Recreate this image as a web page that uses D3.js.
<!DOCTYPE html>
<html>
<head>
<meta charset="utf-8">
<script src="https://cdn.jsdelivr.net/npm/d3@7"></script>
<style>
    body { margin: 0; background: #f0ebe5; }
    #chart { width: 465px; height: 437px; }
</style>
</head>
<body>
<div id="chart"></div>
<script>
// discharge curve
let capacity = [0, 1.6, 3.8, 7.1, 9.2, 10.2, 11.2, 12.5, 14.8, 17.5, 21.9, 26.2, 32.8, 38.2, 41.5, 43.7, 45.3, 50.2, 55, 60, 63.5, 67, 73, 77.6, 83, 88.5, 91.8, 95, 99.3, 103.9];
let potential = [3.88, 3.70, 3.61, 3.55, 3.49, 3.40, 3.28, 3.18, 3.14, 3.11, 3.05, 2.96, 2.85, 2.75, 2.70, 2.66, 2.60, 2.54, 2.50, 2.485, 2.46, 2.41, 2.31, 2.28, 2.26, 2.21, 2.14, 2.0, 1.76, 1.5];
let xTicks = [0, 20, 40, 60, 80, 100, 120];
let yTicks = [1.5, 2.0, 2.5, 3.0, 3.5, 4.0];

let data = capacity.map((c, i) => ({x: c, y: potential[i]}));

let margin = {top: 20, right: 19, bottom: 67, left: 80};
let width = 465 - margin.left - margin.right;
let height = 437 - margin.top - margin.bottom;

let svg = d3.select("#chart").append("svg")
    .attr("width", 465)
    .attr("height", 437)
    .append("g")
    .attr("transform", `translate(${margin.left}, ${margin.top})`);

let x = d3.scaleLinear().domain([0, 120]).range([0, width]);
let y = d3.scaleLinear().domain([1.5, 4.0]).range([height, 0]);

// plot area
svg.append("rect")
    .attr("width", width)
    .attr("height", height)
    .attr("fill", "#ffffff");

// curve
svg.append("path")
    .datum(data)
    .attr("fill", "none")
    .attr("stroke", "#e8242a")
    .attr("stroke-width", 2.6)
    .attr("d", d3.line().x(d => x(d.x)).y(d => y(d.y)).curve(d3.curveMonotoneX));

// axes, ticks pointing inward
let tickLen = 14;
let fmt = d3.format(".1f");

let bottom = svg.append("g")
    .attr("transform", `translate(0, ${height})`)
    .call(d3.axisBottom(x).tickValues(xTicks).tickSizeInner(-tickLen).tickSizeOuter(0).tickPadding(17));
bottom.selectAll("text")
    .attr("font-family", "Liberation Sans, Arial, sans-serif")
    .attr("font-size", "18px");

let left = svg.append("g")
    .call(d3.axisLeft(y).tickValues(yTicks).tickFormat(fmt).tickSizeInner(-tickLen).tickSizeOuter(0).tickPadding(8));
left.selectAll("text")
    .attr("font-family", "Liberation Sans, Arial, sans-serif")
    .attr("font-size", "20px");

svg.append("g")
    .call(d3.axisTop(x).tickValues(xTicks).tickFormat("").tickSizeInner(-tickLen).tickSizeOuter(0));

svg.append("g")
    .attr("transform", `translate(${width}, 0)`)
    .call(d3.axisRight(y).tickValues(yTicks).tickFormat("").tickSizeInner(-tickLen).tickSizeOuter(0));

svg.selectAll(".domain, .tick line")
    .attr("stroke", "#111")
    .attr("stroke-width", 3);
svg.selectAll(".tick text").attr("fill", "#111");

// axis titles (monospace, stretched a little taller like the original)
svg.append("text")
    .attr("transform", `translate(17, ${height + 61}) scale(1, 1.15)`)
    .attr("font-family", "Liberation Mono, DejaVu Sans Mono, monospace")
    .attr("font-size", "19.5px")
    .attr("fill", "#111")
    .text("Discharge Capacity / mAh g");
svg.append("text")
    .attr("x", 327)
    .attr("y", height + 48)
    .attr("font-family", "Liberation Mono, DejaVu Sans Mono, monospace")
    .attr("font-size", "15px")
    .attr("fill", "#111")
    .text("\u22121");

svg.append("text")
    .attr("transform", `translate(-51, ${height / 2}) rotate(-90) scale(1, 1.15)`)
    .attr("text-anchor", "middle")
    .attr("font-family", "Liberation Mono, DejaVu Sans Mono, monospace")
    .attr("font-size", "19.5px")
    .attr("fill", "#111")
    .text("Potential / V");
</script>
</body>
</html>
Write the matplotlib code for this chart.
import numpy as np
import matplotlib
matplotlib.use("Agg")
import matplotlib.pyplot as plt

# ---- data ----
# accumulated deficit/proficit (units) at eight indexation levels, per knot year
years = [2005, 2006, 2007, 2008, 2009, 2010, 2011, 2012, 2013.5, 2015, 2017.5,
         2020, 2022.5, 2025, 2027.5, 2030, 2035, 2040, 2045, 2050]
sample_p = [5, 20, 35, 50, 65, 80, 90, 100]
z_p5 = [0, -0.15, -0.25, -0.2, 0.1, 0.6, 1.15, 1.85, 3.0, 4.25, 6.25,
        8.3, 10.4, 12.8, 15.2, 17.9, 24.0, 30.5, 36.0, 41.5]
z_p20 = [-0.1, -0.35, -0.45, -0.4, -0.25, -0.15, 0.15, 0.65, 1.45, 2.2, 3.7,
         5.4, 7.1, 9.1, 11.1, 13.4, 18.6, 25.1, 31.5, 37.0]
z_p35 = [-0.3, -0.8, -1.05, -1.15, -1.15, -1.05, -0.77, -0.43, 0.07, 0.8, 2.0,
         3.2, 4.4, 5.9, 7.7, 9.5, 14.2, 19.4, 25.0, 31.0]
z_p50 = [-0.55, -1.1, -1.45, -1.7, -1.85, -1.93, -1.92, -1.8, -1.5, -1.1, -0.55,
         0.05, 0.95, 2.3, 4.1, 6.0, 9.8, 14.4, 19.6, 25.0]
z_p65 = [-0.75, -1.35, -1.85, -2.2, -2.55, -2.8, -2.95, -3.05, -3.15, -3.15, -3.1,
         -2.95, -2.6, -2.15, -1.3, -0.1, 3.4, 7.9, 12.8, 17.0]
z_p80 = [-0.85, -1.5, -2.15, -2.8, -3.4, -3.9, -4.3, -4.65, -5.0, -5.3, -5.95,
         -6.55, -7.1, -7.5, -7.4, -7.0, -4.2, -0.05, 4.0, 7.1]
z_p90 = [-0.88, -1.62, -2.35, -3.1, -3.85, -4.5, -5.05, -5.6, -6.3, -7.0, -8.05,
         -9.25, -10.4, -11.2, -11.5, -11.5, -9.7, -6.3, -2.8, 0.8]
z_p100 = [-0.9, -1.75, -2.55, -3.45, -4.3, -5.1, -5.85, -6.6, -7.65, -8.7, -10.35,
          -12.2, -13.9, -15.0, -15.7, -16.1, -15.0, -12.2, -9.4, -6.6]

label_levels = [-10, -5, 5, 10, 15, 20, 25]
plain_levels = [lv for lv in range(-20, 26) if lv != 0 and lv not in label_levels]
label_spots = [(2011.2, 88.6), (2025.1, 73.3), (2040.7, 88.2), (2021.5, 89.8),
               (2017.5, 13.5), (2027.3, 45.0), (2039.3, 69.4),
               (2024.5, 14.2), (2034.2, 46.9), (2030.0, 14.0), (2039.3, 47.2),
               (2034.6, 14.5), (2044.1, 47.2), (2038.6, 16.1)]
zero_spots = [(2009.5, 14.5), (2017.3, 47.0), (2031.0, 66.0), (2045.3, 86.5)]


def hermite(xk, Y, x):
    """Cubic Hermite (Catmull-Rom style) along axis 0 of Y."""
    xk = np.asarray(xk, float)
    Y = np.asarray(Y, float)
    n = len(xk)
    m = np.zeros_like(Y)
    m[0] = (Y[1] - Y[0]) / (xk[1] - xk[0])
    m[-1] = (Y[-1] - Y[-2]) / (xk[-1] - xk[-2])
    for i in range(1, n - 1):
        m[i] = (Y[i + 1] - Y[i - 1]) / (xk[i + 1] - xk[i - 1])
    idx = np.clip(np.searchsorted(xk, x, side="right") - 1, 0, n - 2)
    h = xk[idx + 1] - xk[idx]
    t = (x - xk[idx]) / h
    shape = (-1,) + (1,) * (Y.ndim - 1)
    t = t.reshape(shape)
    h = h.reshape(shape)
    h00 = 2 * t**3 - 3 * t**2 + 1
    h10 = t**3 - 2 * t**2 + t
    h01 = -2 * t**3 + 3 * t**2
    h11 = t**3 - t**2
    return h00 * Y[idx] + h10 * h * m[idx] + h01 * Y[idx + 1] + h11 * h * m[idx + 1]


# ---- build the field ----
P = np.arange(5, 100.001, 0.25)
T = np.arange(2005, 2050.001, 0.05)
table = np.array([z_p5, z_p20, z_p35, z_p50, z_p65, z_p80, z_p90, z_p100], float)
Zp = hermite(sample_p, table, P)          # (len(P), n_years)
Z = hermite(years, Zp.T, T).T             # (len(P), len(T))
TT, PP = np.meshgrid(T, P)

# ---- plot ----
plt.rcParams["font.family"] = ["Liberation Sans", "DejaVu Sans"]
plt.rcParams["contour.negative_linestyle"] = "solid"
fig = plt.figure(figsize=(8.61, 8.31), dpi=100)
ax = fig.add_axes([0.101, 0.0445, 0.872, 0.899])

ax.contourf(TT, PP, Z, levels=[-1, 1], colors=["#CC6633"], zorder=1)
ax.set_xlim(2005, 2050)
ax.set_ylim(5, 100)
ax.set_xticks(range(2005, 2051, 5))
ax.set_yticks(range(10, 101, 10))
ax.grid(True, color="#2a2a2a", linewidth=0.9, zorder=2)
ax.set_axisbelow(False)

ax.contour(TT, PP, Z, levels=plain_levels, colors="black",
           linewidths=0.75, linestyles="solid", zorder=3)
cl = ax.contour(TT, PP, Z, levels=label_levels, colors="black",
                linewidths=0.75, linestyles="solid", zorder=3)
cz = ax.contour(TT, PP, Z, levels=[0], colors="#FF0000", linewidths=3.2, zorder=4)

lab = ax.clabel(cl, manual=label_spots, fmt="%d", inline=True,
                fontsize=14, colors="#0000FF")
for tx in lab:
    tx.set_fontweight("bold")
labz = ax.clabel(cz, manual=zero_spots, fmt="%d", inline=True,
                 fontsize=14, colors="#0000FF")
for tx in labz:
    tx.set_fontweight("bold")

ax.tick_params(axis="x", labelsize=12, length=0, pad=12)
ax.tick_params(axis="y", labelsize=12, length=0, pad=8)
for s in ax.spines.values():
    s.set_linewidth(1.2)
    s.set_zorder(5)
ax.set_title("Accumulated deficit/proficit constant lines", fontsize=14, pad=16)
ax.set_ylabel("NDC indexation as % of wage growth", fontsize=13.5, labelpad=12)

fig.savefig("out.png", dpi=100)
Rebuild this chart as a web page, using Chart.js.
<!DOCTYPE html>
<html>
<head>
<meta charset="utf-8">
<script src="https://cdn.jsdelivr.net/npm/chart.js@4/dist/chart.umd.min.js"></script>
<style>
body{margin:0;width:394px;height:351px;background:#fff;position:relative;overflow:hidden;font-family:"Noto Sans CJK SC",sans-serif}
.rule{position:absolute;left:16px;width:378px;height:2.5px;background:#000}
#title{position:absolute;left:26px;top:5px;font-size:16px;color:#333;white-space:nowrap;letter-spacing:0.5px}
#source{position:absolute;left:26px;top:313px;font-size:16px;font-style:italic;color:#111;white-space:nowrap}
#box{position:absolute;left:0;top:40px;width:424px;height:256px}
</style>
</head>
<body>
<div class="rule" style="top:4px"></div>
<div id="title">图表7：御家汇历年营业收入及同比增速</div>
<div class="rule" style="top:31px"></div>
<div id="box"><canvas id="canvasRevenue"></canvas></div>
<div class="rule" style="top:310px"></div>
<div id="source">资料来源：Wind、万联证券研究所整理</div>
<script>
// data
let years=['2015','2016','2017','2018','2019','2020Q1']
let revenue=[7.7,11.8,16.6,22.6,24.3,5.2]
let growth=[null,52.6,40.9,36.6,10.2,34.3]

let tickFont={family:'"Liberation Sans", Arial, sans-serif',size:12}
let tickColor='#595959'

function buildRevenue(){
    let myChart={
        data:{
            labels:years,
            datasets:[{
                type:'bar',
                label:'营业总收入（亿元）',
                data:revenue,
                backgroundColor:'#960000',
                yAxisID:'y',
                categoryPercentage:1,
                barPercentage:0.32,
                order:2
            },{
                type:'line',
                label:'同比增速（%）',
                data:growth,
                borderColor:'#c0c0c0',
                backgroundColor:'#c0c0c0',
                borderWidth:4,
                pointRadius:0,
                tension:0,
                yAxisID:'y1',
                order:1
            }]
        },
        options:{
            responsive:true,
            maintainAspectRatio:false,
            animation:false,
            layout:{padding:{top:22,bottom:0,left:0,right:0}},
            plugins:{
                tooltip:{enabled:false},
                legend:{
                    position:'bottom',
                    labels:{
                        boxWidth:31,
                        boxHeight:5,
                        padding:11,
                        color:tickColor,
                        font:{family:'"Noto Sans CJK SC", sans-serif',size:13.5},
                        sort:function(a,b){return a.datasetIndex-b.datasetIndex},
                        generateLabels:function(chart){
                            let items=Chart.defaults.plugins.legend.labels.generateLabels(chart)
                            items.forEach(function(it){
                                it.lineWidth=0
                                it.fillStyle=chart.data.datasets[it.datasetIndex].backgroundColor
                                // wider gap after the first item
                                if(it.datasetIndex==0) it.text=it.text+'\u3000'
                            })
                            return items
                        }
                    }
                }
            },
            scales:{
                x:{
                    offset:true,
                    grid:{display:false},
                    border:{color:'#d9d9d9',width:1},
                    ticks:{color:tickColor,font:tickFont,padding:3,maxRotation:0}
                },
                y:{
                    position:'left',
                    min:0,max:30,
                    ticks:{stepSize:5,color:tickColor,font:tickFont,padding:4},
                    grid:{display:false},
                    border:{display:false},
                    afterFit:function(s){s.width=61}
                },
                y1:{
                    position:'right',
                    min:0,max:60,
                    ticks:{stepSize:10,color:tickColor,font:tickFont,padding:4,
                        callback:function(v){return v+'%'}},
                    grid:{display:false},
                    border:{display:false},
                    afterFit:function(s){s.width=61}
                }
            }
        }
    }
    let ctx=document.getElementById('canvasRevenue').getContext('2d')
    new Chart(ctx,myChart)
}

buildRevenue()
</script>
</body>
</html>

◆ Instructions to follow ◆
Beginning at the top of the data, extract each line through the line containing "let yTicks = [1.5, 2.0, 2.5, 3.0, 3.5, 4.0];" and return those lines exactly, with nothing added.

◆ Reply to the task ◆
Recreate this image as a web page that uses D3.js.
<!DOCTYPE html>
<html>
<head>
<meta charset="utf-8">
<script src="https://cdn.jsdelivr.net/npm/d3@7"></script>
<style>
    body { margin: 0; background: #f0ebe5; }
    #chart { width: 465px; height: 437px; }
</style>
</head>
<body>
<div id="chart"></div>
<script>
// discharge curve
let capacity = [0, 1.6, 3.8, 7.1, 9.2, 10.2, 11.2, 12.5, 14.8, 17.5, 21.9, 26.2, 32.8, 38.2, 41.5, 43.7, 45.3, 50.2, 55, 60, 63.5, 67, 73, 77.6, 83, 88.5, 91.8, 95, 99.3, 103.9];
let potential = [3.88, 3.70, 3.61, 3.55, 3.49, 3.40, 3.28, 3.18, 3.14, 3.11, 3.05, 2.96, 2.85, 2.75, 2.70, 2.66, 2.60, 2.54, 2.50, 2.485, 2.46, 2.41, 2.31, 2.28, 2.26, 2.21, 2.14, 2.0, 1.76, 1.5];
let xTicks = [0, 20, 40, 60, 80, 100, 120];
let yTicks = [1.5, 2.0, 2.5, 3.0, 3.5, 4.0];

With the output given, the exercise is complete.